Do they just repurchase shares and give them to management? Page 4 of the slides for the earnings call shows we had 808M shares outstanding the 1st and 2nd quarters. Yet in the second quarter we bought back 3M shares. How can the number of outstanding shares remain the same???
8 replies (most recent on top)
Is zacks truly that stupid? Why do they think anybody thought buybacks affected revenue or profit??? What they describe is essentially every corporate purchase. The only question would be what happens to the stock after it's bought. Everyone already knows that buybacks entail using profits to buy stock.
From zacks finance...
A stock buyback is solely a balance sheet transaction, meaning that it doesn't affect the company's revenue or profits. When a company buys back stock, it first reduces its cash account on the asset side of the balance sheet by the amount of the buyback. For example, if a company repurchases 100,000 shares for $50 each, it would subtract $5 million from its cash balance. In the equity section, the company would increase the "treasury stock" account by $5 million.
They take the repurchased shares and use them for any and all business needs, including travel to the the World Economic Forum in Davos-Klosters, Switzerland .
if they are physical stock certificates, they are recycled into TP on 14 in 240.

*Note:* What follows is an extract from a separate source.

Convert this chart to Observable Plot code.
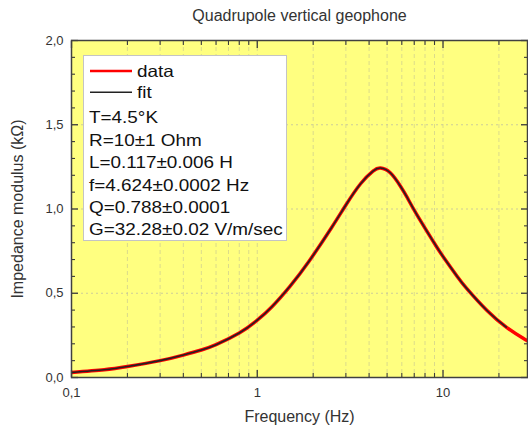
<!DOCTYPE html>
<html><head><meta charset="utf-8">
<script src="https://cdn.jsdelivr.net/npm/d3@7"></script>
<script src="https://cdn.jsdelivr.net/npm/@observablehq/plot@0.6"></script>
<style>
html,body{margin:0;padding:0;background:#fff;}
#wrap{position:relative;width:528px;height:427px;font-family:"Liberation Sans",Arial,sans-serif;}
#wrap svg.overlay{position:absolute;left:0;top:0;pointer-events:none;}
</style></head><body><div id="wrap"></div>
<script>
const title = "Quadrupole vertical geophone";
const xLabel = "Frequency (Hz)";
const yLabel = "Impedance modulus (kΩ)";

// measured impedance (kΩ) vs frequency (Hz)
const dataFreq = [0.1, 0.15, 0.2, 0.3, 0.4, 0.5, 0.6, 0.8, 1.0, 1.2, 1.5, 1.9, 2.5, 3.0, 3.6, 4.2, 4.6, 5.2, 5.9, 6.4, 7.2, 8.9, 10, 11.9, 13.4, 17.2, 21.9, 27, 30];
const dataZ    = [0.03, 0.046, 0.065, 0.10, 0.133, 0.163, 0.195, 0.264, 0.340, 0.420, 0.541, 0.690, 0.886, 1.024, 1.150, 1.225, 1.243, 1.215, 1.135, 1.07, 0.97, 0.804, 0.718, 0.601, 0.529, 0.399, 0.299, 0.233, 0.205];
// fitted curve
const fitFreq = [0.1, 0.15, 0.2, 0.3, 0.4, 0.5, 0.6, 0.8, 1.0, 1.2, 1.5, 1.9, 2.5, 3.0, 3.6, 4.2, 4.6, 5.2, 5.9, 6.4, 7.2, 8.9, 10, 11.9, 13.4, 17.2, 21.9];
const fitZ    = [0.03, 0.046, 0.065, 0.10, 0.133, 0.163, 0.195, 0.264, 0.340, 0.420, 0.541, 0.690, 0.886, 1.024, 1.150, 1.225, 1.243, 1.215, 1.135, 1.07, 0.97, 0.804, 0.718, 0.601, 0.529, 0.399, 0.299];

const xMajorTicks = [0.1, 1, 10];
const xMinorTicks = [0.2, 0.3, 0.4, 0.5, 0.6, 0.7, 0.8, 0.9, 2, 3, 4, 5, 6, 7, 8, 9, 20];
const yMajorTicks = [0, 0.5, 1.0, 1.5, 2.0];
const yMinorTicks = [0.1, 0.2, 0.3, 0.4, 0.6, 0.7, 0.8, 0.9, 1.1, 1.2, 1.3, 1.4, 1.6, 1.7, 1.8, 1.9];
const yGridLines = [0.5, 1.0, 1.5];

const legendSeries = ["data", "fit"];
const legendColors = ["#ff0000", "#222222"];
const legendStats = ["T=4.5°K", "R=10±1 Ohm", "L=0.117±0.006 H", "f=4.624±0.0002 Hz", "Q=0.788±0.0001", "G=32.28±0.02 V/m/sec"];

const data = dataFreq.map((f, i) => ({f, z: dataZ[i]}));
const fit = fitFreq.map((f, i) => ({f, z: fitZ[i]}));
const xGridLines = xMajorTicks.slice(1).concat(xMinorTicks);

const comma = (d) => String(d).replace(".", ",");
const ycomma = (d) => d3.format(".1f")(d).replace(".", ",");
const ink = "#333";
const tickColor = "#3a3a3a";

const chart = Plot.plot({
  width: 528, height: 427,
  marginTop: 40, marginLeft: 71, marginRight: 1, marginBottom: 50,
  x: {type: "log", domain: [0.1, 28.5]},
  y: {domain: [0, 2]},
  style: {fontFamily: "'Liberation Sans', Arial, sans-serif", background: "transparent", color: ink},
  marks: [
    Plot.frame({fill: "#ffff80", stroke: "none"}),
    Plot.ruleX(xGridLines, {stroke: "#d2d28e", strokeWidth: 0.8, strokeDasharray: "4,3"}),
    Plot.ruleY(yGridLines, {stroke: "#c0c0a0", strokeWidth: 0.8, strokeDasharray: "2,3"}),
    Plot.line(data, {x: "f", y: "z", stroke: legendColors[0], strokeWidth: 3.5, curve: "natural", clip: true}),
    Plot.line(fit, {x: "f", y: "z", stroke: legendColors[1], strokeWidth: 1.6, curve: "natural", clip: true}),
    // tick labels
    Plot.axisX(xMajorTicks, {anchor: "bottom", tickSize: 0, tickPadding: 10, tickFormat: comma, fontSize: 13, label: null, fill: ink}),
    Plot.axisY(yMajorTicks, {anchor: "left", tickSize: 0, tickPadding: 8, tickFormat: ycomma, fontSize: 13, label: null, fill: ink}),
    // inward ticks
    Plot.axisX(xMajorTicks, {anchor: "bottom", tickSize: -7, fill: "none", label: null, stroke: tickColor, strokeWidth: 1.3}),
    Plot.axisX(xMinorTicks, {anchor: "bottom", tickSize: -4, fill: "none", label: null, stroke: tickColor, strokeWidth: 1.1}),
    Plot.axisX(xMajorTicks, {anchor: "top", tickSize: -7, fill: "none", label: null, stroke: tickColor, strokeWidth: 1.3}),
    Plot.axisX(xMinorTicks, {anchor: "top", tickSize: -4, fill: "none", label: null, stroke: tickColor, strokeWidth: 1.1}),
    Plot.axisY(yMajorTicks, {anchor: "left", tickSize: -7, fill: "none", label: null, stroke: tickColor, strokeWidth: 1.3}),
    Plot.axisY(yMinorTicks, {anchor: "left", tickSize: -4, fill: "none", label: null, stroke: tickColor, strokeWidth: 1.1}),
    Plot.axisY(yMajorTicks, {anchor: "right", tickSize: -7, fill: "none", label: null, stroke: tickColor, strokeWidth: 1.3}),
    Plot.axisY(yMinorTicks, {anchor: "right", tickSize: -4, fill: "none", label: null, stroke: tickColor, strokeWidth: 1.1}),
    Plot.frame({stroke: "#404040", strokeWidth: 1.5}),
    // title and axis labels
    Plot.text([title], {frameAnchor: "top", dy: -24.6, lineAnchor: "middle", textAnchor: "middle", fontSize: 16, fill: ink}),
    Plot.text([xLabel], {frameAnchor: "bottom", dy: 39.4, lineAnchor: "middle", textAnchor: "middle", fontSize: 16, fill: ink}),
    Plot.text([yLabel], {frameAnchor: "left", dx: -54, rotate: -90, lineAnchor: "middle", textAnchor: "middle", fontSize: 16, fill: ink})
  ]
});

const wrap = document.getElementById("wrap");
wrap.appendChild(chart);

// legend box overlay
const lg = d3.select(wrap).append("svg").attr("class", "overlay")
  .attr("width", 528).attr("height", 427)
  .style("font-family", "'Liberation Sans', Arial, sans-serif");
const box = {x: 83.5, y: 55.5, w: 203, h: 185};
lg.append("rect").attr("x", box.x).attr("y", box.y).attr("width", box.w).attr("height", box.h)
  .attr("fill", "#fff").attr("stroke", "#c4c4c4").attr("stroke-width", 1);
const rowStep = 22.4;
legendSeries.forEach((s, i) => {
  const cy = 71 + i * 21.3;
  lg.append("line").attr("x1", 90).attr("x2", 132).attr("y1", cy).attr("y2", cy)
    .attr("stroke", legendColors[i]).attr("stroke-width", i === 0 ? 2.5 : 1.5);
  lg.append("text").attr("transform", `translate(137,${cy + 5.8}) scale(1.16,1)`)
    .attr("font-size", 16.3).attr("fill", "#111").text(s);
});
legendStats.forEach((s, i) => {
  lg.append("text").attr("transform", `translate(89,${123.3 + i * rowStep}) scale(1.16,1)`)
    .attr("font-size", 16.3).attr("fill", "#111").text(s);
});
</script></body></html>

I was wondering if it had something to do with them being "average" outstanding shares. But it would still be funny that the averages were the same unless all repurchases were the last day of the quarter and didn't affect the average enough.
To the second commenter, that is a good point. (I am the first commenter). Off to do some research now for myself.
It doesn't seem like share purchased for their portfolio would be classified as a repurchase.
Interesting question. They repurchase shares to increase earnings per share and as a pay of returning capital to shareholders. If they just gave them to management, EPS would not increase. It is possible that they purchased the shares and are holding them in the firm's own investment portfolio.